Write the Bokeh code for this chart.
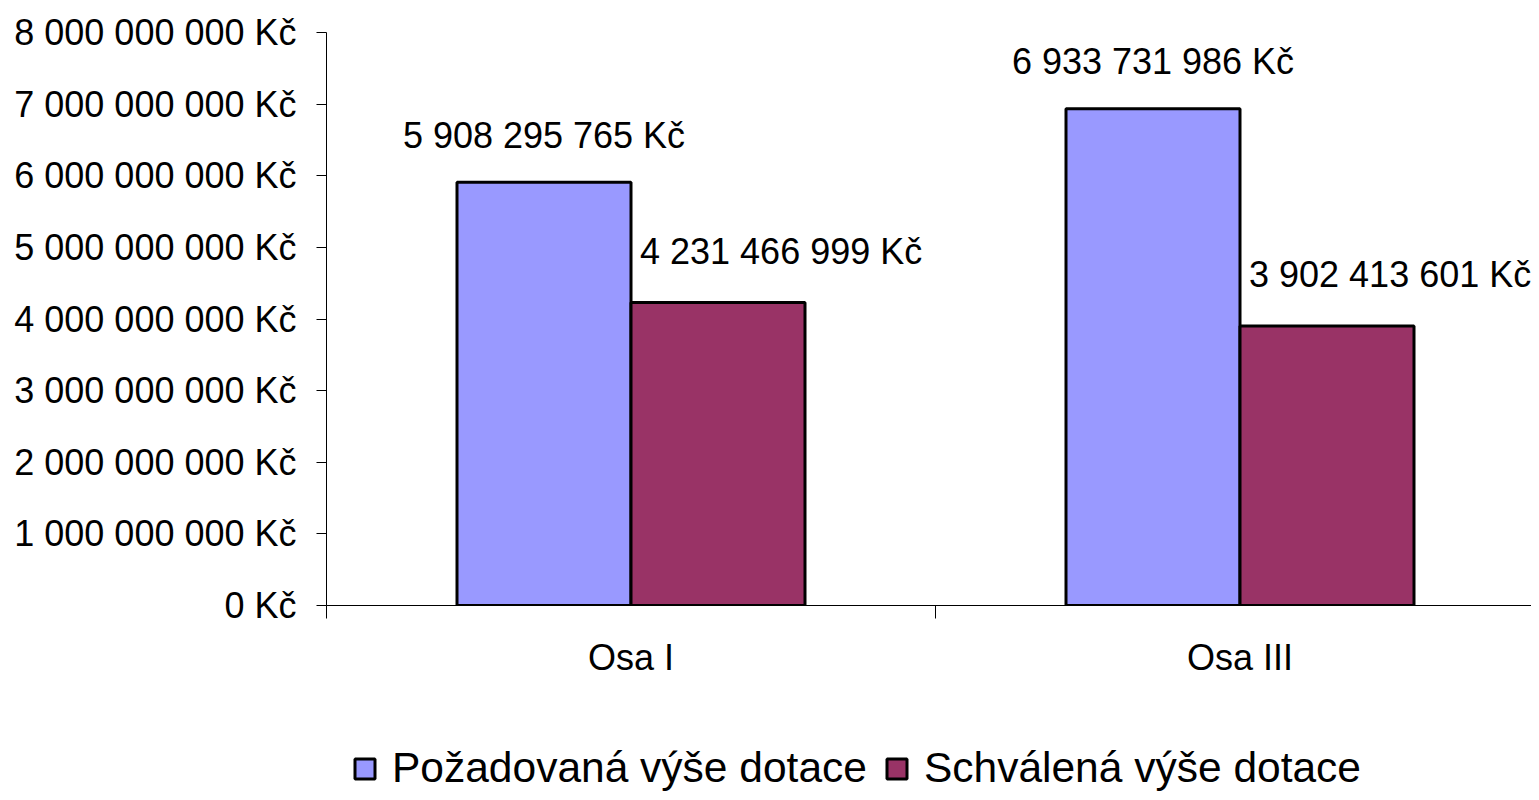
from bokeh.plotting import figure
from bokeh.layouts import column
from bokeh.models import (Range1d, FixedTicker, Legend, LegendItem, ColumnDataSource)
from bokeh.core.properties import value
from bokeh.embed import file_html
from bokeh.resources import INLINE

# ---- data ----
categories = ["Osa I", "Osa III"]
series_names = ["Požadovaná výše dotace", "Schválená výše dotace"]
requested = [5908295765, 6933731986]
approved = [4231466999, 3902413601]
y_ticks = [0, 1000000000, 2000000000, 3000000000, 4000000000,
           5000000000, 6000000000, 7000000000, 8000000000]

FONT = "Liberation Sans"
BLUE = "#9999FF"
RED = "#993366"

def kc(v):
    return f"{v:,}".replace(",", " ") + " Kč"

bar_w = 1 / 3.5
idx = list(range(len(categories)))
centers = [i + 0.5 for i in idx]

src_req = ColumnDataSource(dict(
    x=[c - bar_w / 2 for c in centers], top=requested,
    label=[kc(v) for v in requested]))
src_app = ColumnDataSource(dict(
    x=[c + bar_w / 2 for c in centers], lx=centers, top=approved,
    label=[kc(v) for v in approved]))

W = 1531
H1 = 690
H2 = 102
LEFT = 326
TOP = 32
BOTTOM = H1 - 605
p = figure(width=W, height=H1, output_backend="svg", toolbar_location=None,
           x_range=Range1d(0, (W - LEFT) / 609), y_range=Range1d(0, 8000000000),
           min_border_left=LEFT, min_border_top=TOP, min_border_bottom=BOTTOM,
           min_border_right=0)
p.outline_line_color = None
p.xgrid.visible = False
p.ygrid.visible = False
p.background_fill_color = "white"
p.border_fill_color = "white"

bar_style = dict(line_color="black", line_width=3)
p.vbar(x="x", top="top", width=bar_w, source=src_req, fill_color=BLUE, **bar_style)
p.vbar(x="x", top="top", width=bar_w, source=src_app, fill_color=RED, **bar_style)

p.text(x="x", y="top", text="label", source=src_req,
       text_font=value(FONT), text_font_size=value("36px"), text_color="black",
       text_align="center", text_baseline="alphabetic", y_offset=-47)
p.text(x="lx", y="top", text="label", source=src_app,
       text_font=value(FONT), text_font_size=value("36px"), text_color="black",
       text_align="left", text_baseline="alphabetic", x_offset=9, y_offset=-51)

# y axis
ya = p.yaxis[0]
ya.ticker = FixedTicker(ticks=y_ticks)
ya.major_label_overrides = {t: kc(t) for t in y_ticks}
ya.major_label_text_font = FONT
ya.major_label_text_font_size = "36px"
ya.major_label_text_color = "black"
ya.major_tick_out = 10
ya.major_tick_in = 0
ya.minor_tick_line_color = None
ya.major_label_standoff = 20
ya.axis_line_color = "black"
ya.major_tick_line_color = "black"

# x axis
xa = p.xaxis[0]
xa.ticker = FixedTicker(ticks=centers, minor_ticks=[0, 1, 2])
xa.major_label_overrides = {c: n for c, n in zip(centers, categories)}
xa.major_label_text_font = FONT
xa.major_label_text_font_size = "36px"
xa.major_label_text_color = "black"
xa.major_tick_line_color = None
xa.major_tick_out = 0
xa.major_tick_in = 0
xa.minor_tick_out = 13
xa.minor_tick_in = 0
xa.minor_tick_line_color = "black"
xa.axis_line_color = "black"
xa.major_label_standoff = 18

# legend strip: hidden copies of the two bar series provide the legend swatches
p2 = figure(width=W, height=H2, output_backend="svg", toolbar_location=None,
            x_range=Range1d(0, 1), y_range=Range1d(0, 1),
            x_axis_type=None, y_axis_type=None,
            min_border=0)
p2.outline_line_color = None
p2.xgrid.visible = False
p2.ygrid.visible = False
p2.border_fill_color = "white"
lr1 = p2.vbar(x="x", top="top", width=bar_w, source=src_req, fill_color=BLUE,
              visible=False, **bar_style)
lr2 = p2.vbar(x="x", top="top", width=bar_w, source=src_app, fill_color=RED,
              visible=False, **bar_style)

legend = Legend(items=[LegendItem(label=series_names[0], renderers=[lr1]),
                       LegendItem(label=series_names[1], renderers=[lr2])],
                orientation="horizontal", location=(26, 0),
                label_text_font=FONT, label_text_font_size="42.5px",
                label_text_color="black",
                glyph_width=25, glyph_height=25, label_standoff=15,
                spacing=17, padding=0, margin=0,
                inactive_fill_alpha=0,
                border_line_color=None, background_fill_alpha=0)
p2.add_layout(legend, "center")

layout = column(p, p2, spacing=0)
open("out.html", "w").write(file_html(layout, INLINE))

● **Task goal**: Return nothing but the lines running from the start of the data to the line with "from bokeh.resources import INLINE", please, both ends included and no pictures.

● **Answer to this exercise**:
Write the Bokeh code for this chart.
from bokeh.plotting import figure
from bokeh.layouts import column
from bokeh.models import (Range1d, FixedTicker, Legend, LegendItem, ColumnDataSource)
from bokeh.core.properties import value
from bokeh.embed import file_html
from bokeh.resources import INLINE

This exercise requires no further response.